A-Frame Structural Triangle (Theoretical Dimensions):
Sides = 16'
Base = 16'
Angles opposite sides = 60 degrees
Angle opposite base = 60 degrees
Area = 110.85125168441 sq. ft.
Perimeter = 48 ft.
(2) 2"x 10"x 16' girders;
(12) 2"x 6"x 12' rafters;
(6) 2"x 6"x 8' joists;
(4) 2"x 4"x 4' collar beams;
(10) 4'x 4' plywood sheets for subflooring;
(2) 16' framing braces for structural support against wind damage;
(?) 3200-square feet of roof/wall sheathing material for exterior surface areas...
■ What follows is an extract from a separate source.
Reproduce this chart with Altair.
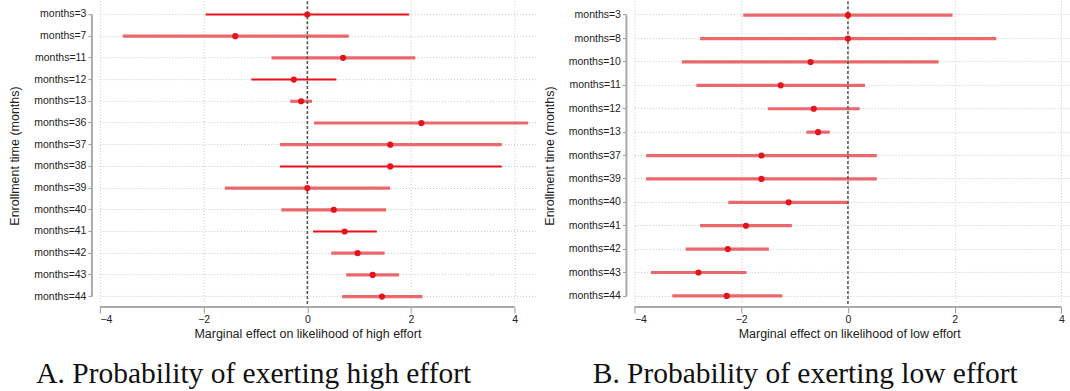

*A few questions about the amount of roof/wall sheathing material needed to cover the 3200-square foot exterior surface area: "How much exterior sheathing will I need? How much will it cost? I understand that metal sheathing is preferred in the Copper River Basin region for its snow-shedding ability, so, given everything I've just said, what are my options for the A-frame I recently designed?"
My total approach to this whole subsistence lifestyle (i.e. living off the land within a small, confined space) is probably all wrong.
I understand that I might need to change my complete "mindset" and adopt a sort of NAUTICAL (or MARITIME) theme with my decor, furnishings and appliances.
Since I'm really getting into boats anyway (my one chosen option for escaping the bitterly harsh winters of ALASKA's COPPER RIVER BASIN if all else fails), I feel that marine stoves, composting toilets, and an overall nautical aspect in the "finish work" might help me cope since sailboat cabins tend to be tiny, and I may need to transplant a lot of what I have to my seagoing vessel, "Vera Essie".